One theory has it that Finnish people created the first skates out of animal bones around 5,000 years ago to conserve energy while hunting.
Nowadays, people aren’t hunting while skating; they are seeking that elusive feeling of freedom while on their blades.
Halcyon and her friend, Alyssa, found that feeling while using Centennial Park Community Ice Rink on Lakeshore Drive this week, one of only two city rinks (except for city-enabled volunteer rinks) the also includes Circle at the Centre at Barrie City Hall.
“The view of the water (and Kempenfelt Bay) and everything is amazing,” Halcyon tells BarrieToday. “It’s a great environment and the people are really nice
“We’re here quite a bit. It’s not really busy because they only allow 15 people on the ice at once.”
Fresh air is key and the rink is the place to get it, she says, adding skaters she’s seen have been following proper protocols.
“I think it’s pretty good. Skating gets people outside, especially during the whole pandemic and everything. Everybody has a mask and it’s a good way of keeping active."
Former Barrie mayor Janice Laking, who is now 90 years old, has fond memories of skating outdoors.
Growing up, she had the good fortune of being able to use someone’s backyard rink, which was a busy spot for the neighbourhood kids.
“It was very popular. It was party time,” she says with a laugh. “That’s where you met your friends after school and particularly after supper. After dinner, you usually skated for an hour and then went to bed.
"We skated at night during the week and on the weekends we skated in the daytime.”
And when the time of year was right — when Mother Nature co-operated a bit more than she seems to now — Kempenfelt Bay beckoned.
“The main thing that we were anxious for was the bay to freeze over. Then we always had a rink down in front of the Barrie train station, near what is now Memorial Square,” Laking says. “That was the thing to do.

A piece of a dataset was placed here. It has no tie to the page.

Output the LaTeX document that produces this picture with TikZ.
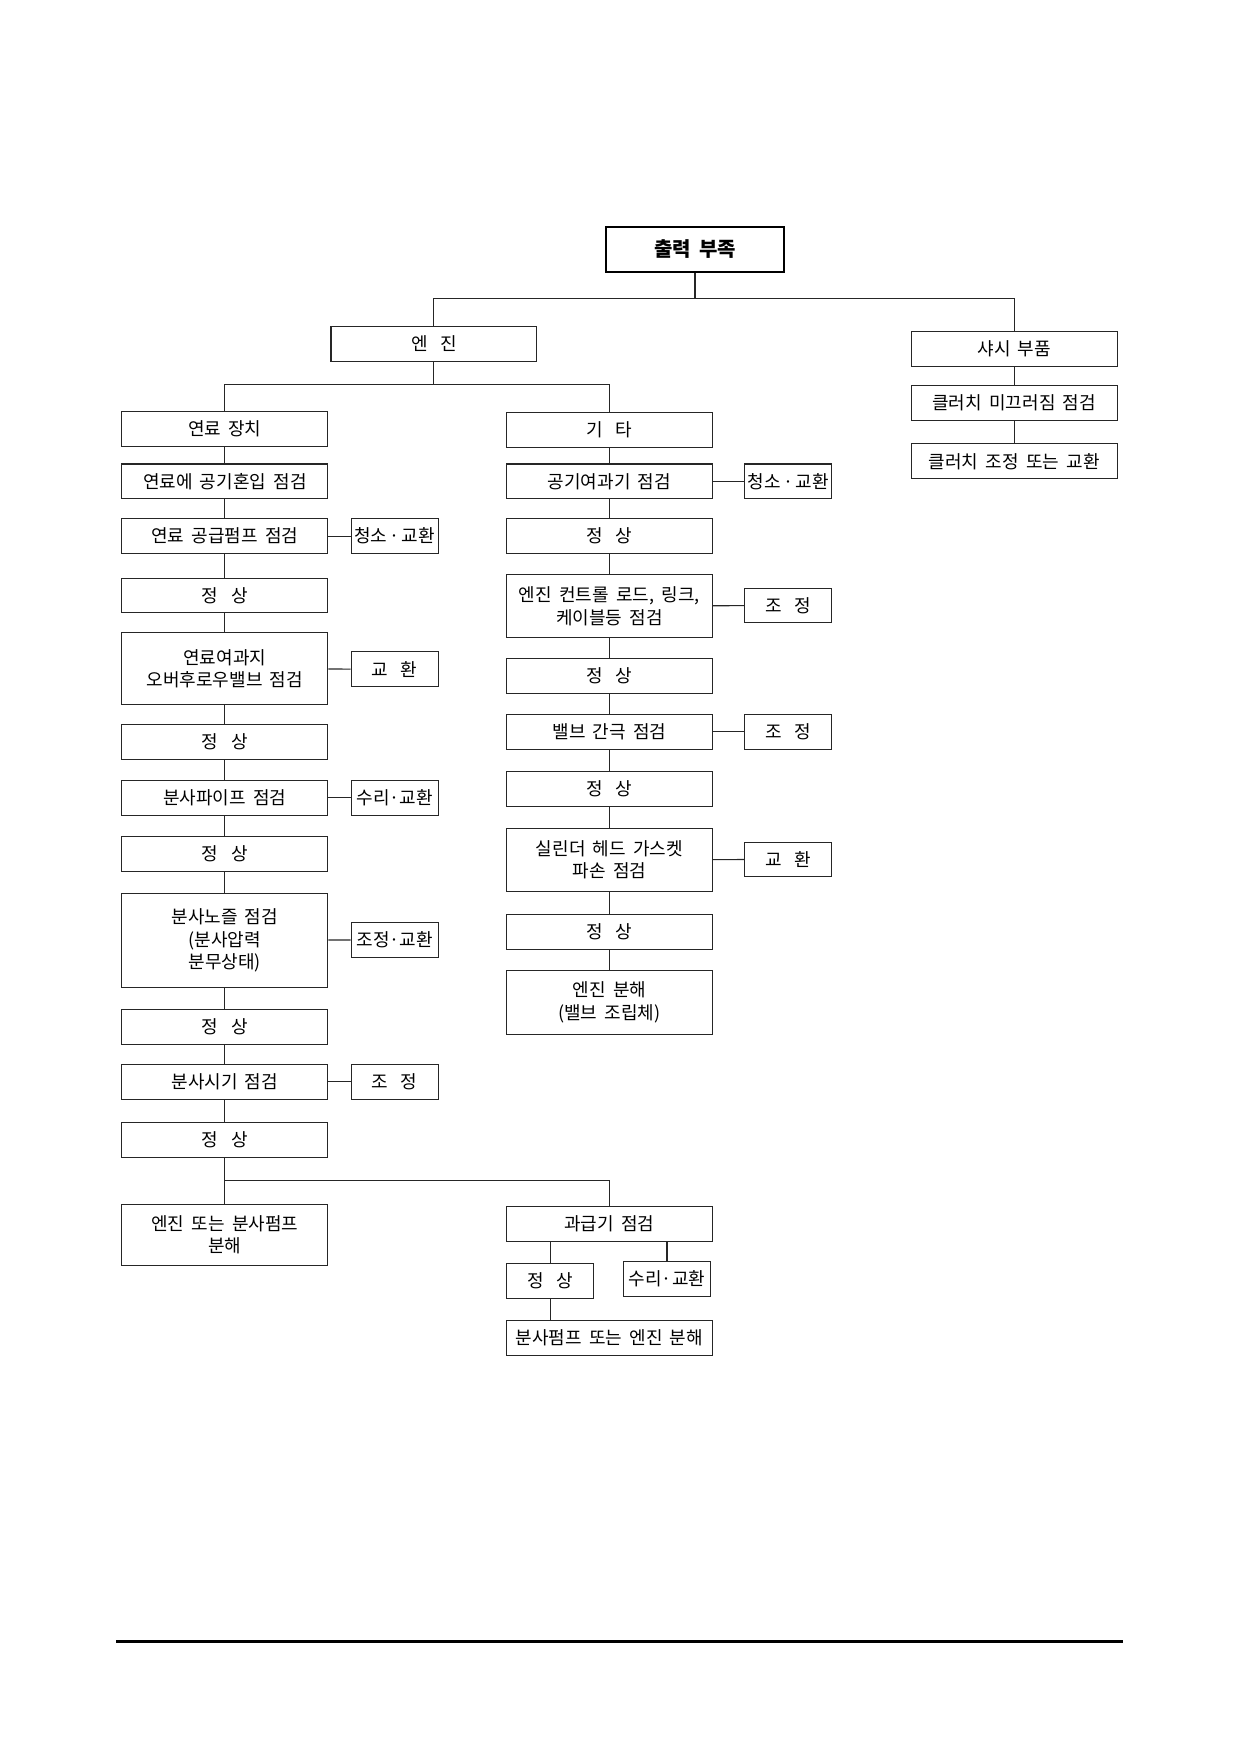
\documentclass[tikz,border=0pt]{standalone}
\usepackage{fontspec}
\newfontfamily\kr[WordSpace=1.8]{Noto Sans CJK KR}
\newcommand{\wsp}{\hspace{0.7em}}
\newcommand{\dsp}{\hspace{0.12em}}
\tikzset{
  box/.style={draw=black!85, line width=0.55pt, inner sep=0pt, minimum width=102.9pt, minimum height=17.35pt, align=center, font=\kr\fontsize{9}{11.2}\selectfont},
  sidebox/.style={box, minimum width=43.6pt},
  topbox/.style={box, draw=black, line width=1.1pt, minimum width=89pt, minimum height=22.5pt, font=\kr\bfseries\fontsize{10}{12}\selectfont},
  link/.style={draw=black!85, line width=0.55pt}
}
\begin{document}
\begin{tikzpicture}[x=0.5pt,y=-0.5pt]
\useasboundingbox (0,0) rectangle (1239,1754);
\node[topbox] (top) at (695,249.5) {출력 부족};
\node[box] (engine) at (433.9,343.8) {엔\wsp 진};
\node[box] (chassis) at (1014.2,348.9) {샤시 부품};
\node[box] (clutchA) at (1014.2,403.1) {클러치 미끄러짐 점검};
\node[box] (clutchB) at (1014.2,461.3) {클러치 조정 또는 교환};
\node[box] (fuel) at (224.8,428.8) {연료 장치};
\node[box] (etc) at (609.4,430) {기\wsp 타};
\node[box] (f1) at (224.8,481.4) {연료에 공기혼입 점검};
\node[box] (f2) at (224.8,536.2) {연료 공급펌프 점검};
\node[box] (f3) at (224.8,595.4) {정\wsp 상};
\node[box, minimum height=35.8pt] (f4) at (224.8,668.7) {연료여과지\\오버후로우밸브 점검};
\node[box] (f5) at (224.8,741.9) {정\wsp 상};
\node[box] (f6) at (224.8,797.8) {분사파이프 점검};
\node[box] (f7) at (224.8,853.7) {정\wsp 상};
\node[box, minimum height=47pt] (f8) at (224.8,940.4) {분사노즐 점검\\(분사압력\\분무상태)};
\node[box] (f9) at (224.8,1027.1) {정\wsp 상};
\node[box] (f10) at (224.8,1081.9) {분사시기 점검};
\node[box] (f11) at (224.8,1140) {정\wsp 상};
\node[box, minimum height=30.8pt] (f12) at (224.8,1235) {엔진 또는 분사펌프\\분해};
\node[sidebox] (f2s) at (394.7,536.2) {청소\dsp{}·\dsp{}교환};
\node[sidebox] (f4s) at (394.7,669.2) {교\wsp 환};
\node[sidebox] (f6s) at (394.7,797.8) {수리·교환};
\node[sidebox] (f8s) at (394.7,939.8) {조정·교환};
\node[sidebox] (f10s) at (394.7,1081.9) {조\wsp 정};
\node[box] (e1) at (609.4,481.4) {공기여과기 점검};
\node[box] (e2) at (609.4,536.2) {정\wsp 상};
\node[box, minimum height=31.3pt] (e3) at (609.4,606.1) {엔진 컨트롤 로드, 링크,\\케이블등 점검};
\node[box] (e4) at (609.4,676) {정\wsp 상};
\node[box] (e5) at (609.4,731.9) {밸브 간극 점검};
\node[box] (e6) at (609.4,788.9) {정\wsp 상};
\node[box, minimum height=31.3pt] (e7) at (609.4,859.9) {실린더 헤드 가스켓\\파손 점검};
\node[box] (e8) at (609.4,932) {정\wsp 상};
\node[box, minimum height=31.9pt] (e9) at (609.4,1002.5) {엔진 분해\\(밸브 조립체)};
\node[sidebox] (e1s) at (788.3,481.4) {청소\dsp{}·\dsp{}교환};
\node[sidebox] (e3s) at (788.3,605.5) {조\wsp 정};
\node[sidebox] (e5s) at (788.3,731.9) {조\wsp 정};
\node[sidebox] (e7s) at (788.3,859.4) {교\wsp 환};
\node[box] (turbo) at (609.4,1223.9) {과급기 점검};
\node[sidebox] (tnormal) at (550.1,1280.9) {정\wsp 상};
\node[sidebox] (trepair) at (667,1278.7) {수리·교환};
\node[box] (tend) at (609.4,1337.9) {분사펌프 또는 엔진 분해};
\coordinate (j1) at (695,298.6);
\coordinate (j2) at (433.9,384.7);
\coordinate (j3) at (224.8,1180.8);
\draw[link] (top) -- (j1);
\draw[link] (engine.north) |- (j1) -| (chassis.north);
\draw[link] (chassis) -- (clutchA) -- (clutchB);
\draw[link] (engine) -- (j2);
\draw[link] (fuel.north) |- (j2) -| (etc.north);
\draw[link] (fuel) -- (f1) -- (f2) -- (f3) -- (f4) -- (f5) -- (f6) -- (f7) -- (f8) -- (f9) -- (f10) -- (f11) -- (f12);
\draw[link] (j3) -| (turbo.north);
\draw[link] (etc) -- (e1) -- (e2) -- (e3) -- (e4) -- (e5) -- (e6) -- (e7) -- (e8) -- (e9);
\draw[link] (f2) -- (f2s);
\draw[link] (f4) -- (f4s);
\draw[link] (f6) -- (f6s);
\draw[link] (f8) -- (f8s);
\draw[link] (f10) -- (f10s);
\draw[link] (e1) -- (e1s);
\draw[link] (e3) -- (e3s);
\draw[link] (e5) -- (e5s);
\draw[link] (e7) -- (e7s);
\draw[link] (turbo.south -| tnormal.north) -- (tnormal);
\draw[link] (turbo.south -| trepair.north) -- (trepair);
\draw[link] (tnormal) -- (tend.north -| tnormal.south);
\draw[line width=1.5pt] (116.3,1641.5) -- (1122.7,1641.5);
\end{tikzpicture}
\end{document}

You all went out and met your friends, skated, found your girlfriends or found your boyfriends.”
But now, with a changing climate, lake ice is more unpredictable than ever and skating is not encouraged. As police and firefighters say, ’No ice is safe ice'.
But there are other options.
“Barrie has a number of volunteer-run outdoor ice rinks (maximum 10 skater), located in parks around the city,” says city spokesperson Scott Lamantia. “Volunteers must sign a maintenance agreement and submit it to the city each year.
“Volunteers commit to maintaining the ice surface by scraping and flooding, and must allow all members of the community free and unlimited access to the rink.”
The city helps build the base for the rink at the start of each season, provides ice rink equipment (water hoses, nozzle and tap connections), clears snow from the ice on weekdays, and inspects rink locations twice a week.
“It is very clear that, despite COVID-19, City of Barrie residents show that they are community-oriented and passionate about building ice rinks for everyone to enjoy,” says Dave Friary, the city’s director of operations.
A list of potential volunteer rinks is available on the city’s website, but not all of those rinks are necessarily open at any given time, Lamantia says, so a quick driveway would be in order.